PROMPT
In the following material, identify every line holding the string "this" and return it.

# START OF DATASET ROWS

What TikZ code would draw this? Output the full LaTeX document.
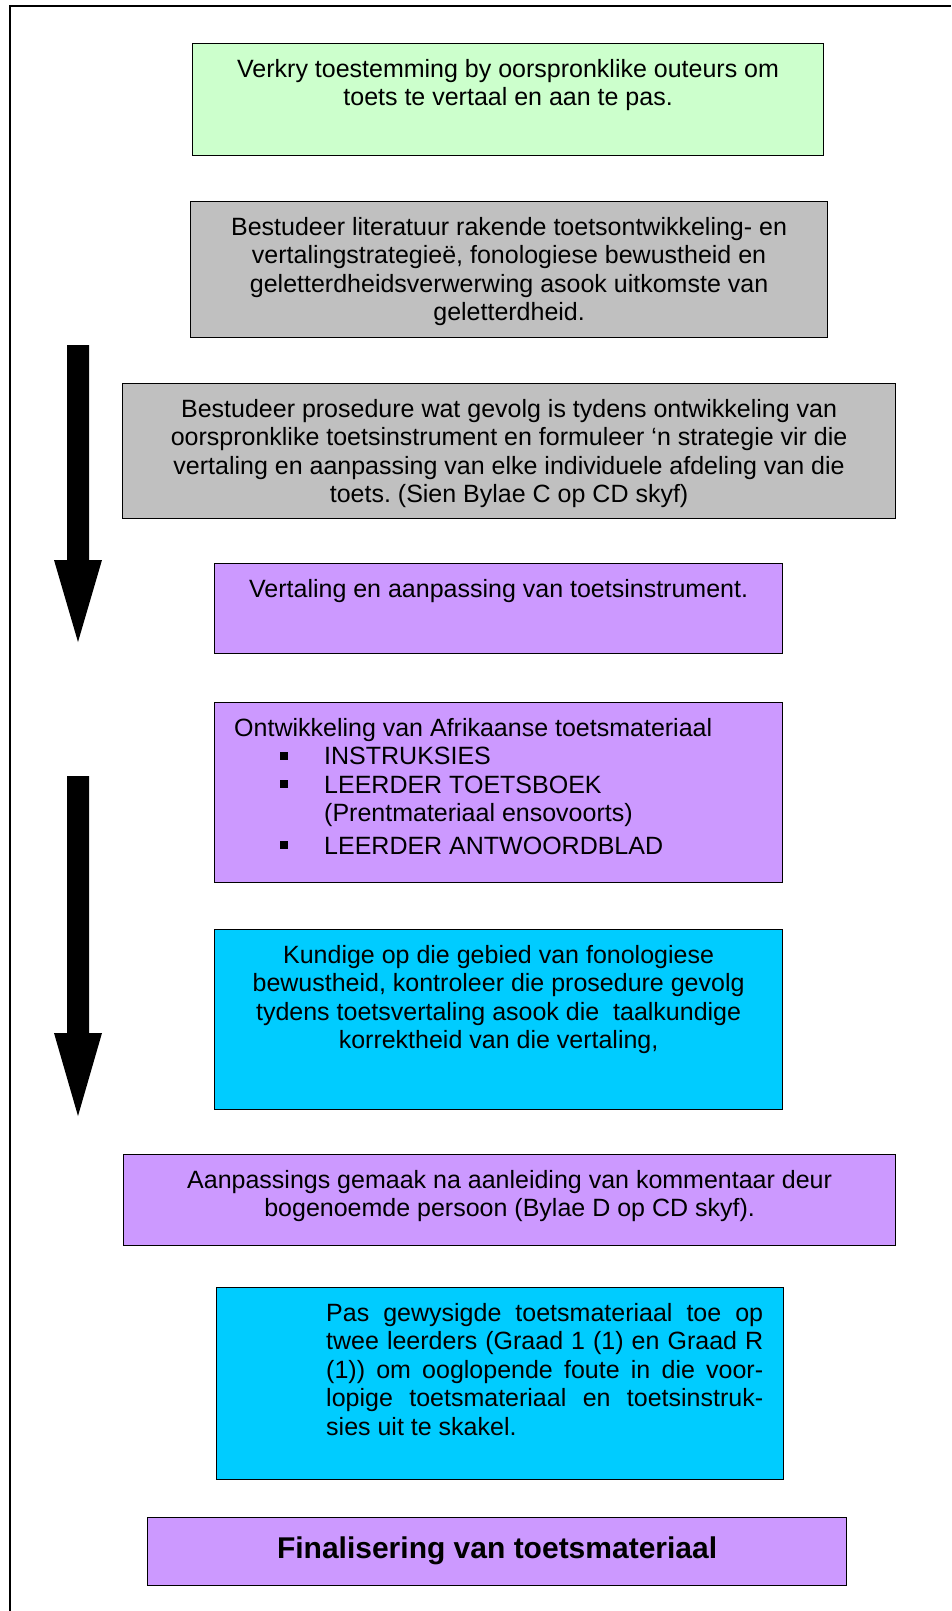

# END OF DATASET ROWS
# START OF DATASET ROWS

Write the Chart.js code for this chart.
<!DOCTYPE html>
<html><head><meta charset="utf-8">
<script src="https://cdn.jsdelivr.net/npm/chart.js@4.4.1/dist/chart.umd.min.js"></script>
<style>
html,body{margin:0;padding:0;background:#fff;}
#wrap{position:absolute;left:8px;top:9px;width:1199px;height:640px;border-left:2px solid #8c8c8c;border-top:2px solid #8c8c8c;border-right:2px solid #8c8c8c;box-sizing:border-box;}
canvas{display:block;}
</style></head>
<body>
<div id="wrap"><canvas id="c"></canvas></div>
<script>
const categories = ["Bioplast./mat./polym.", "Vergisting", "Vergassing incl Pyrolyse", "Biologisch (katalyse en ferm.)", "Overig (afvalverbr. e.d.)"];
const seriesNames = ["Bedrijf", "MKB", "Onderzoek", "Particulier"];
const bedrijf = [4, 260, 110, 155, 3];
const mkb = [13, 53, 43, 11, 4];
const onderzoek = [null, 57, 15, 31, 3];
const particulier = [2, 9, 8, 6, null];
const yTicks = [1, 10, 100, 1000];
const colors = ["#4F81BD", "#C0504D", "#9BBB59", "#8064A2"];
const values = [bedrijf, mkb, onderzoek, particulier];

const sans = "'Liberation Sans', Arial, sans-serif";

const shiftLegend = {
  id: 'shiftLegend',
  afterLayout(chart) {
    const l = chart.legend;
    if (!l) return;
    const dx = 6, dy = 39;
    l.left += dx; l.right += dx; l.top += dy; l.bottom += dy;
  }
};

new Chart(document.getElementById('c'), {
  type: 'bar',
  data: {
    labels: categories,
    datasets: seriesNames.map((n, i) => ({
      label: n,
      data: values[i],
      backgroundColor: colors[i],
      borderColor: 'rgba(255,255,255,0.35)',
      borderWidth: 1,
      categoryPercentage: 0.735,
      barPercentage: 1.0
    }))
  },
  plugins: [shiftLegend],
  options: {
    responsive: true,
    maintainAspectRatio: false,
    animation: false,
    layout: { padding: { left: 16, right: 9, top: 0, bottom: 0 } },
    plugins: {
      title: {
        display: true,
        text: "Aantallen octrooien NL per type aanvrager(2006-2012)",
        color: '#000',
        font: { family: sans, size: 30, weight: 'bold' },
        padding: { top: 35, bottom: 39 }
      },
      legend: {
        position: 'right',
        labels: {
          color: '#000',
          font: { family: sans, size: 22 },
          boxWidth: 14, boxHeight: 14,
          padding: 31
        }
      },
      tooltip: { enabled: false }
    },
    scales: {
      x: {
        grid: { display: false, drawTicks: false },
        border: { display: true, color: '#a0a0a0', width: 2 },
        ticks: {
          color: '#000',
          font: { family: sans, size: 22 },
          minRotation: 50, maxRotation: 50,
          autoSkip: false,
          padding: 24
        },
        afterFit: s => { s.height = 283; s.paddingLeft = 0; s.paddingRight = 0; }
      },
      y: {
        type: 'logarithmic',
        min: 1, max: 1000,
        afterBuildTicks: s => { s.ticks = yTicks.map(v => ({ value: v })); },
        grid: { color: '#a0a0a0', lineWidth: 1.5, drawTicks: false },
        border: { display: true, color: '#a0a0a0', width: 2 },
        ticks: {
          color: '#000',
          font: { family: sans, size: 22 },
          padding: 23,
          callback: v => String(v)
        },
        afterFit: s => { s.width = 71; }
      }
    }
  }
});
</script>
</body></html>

# END OF DATASET ROWS

IN RESPONSE
What TikZ code would draw this? Output the full LaTeX document.
Write the Chart.js code for this chart.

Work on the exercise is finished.